Ayant perdu leur père en détention, les enfants de feu Émile Condé sont disposés à pardonner. Par la voix de l’Intendant général Biro Condé, la famille déclare l’avoir dit dans son bréviaire, dans le livre qu’elle a imprimé, que les enfants de Émile Condé n’ont pas du tout l’esprit de vengeance. Loin de là !
“Nous cherchons à rétablir la vérité dans la paix, dans la concorde, afin que ce pays puisse avancer. Parce que nous avons tous les atouts : des atouts géographiques, des atouts historiques, des atouts humains. Le potentiel humain dont regorge la Guinée surtout à travers sa jeunesse, une jeunesse dynamique, une jeunesse volontaire, une jeunesse qui fait beaucoup de sacrifices en fournissant des efforts quotidiens, en allant à l’école, en s’instruisant.

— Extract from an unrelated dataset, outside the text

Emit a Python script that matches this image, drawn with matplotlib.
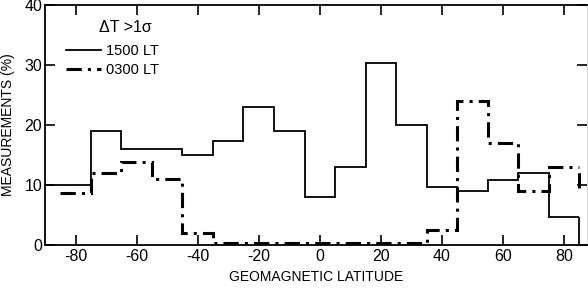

Malheureusement, cette jeunesse ne trouvera jamais le chemin du bonheur s’il n’y a pas la paix. Et cette paix ne peut venir qu’à travers le pardon. Ce pardon devrait être collectif”, a-t-il enseigné.
Insistant sur le fait que ce pays soit un grand cimetière où il y a des corps non reconnus partout dans ce pays, Biro Condé rappelle que de nombreux enfants, veuves et petits-enfants ignorent aujourd’hui où sont enterrés leurs pères, leurs parents.
“C’est pour cela que nous lançons un appel pressant à travers ce festival dont un grand pan a été dédié à notre père pour que toute la Guinée sache que nous sommes prêts à pardonner. Nous avons pardonné. Mais nous n’oublions pas, parce que nous avons un devoir de mémoire vis-à-vis de nos géniteurs. Il faudrait que toute la Guinée se donne la main pour qu’ensemble, nous fassions un grand sacrifice, un grand jour de pardon pour que ces morts qui sont tous les jours en train de voltiger autour de nous puissent enfin reposer en paix pour le bien-être de notre pays”, a-t-il placé en concluant.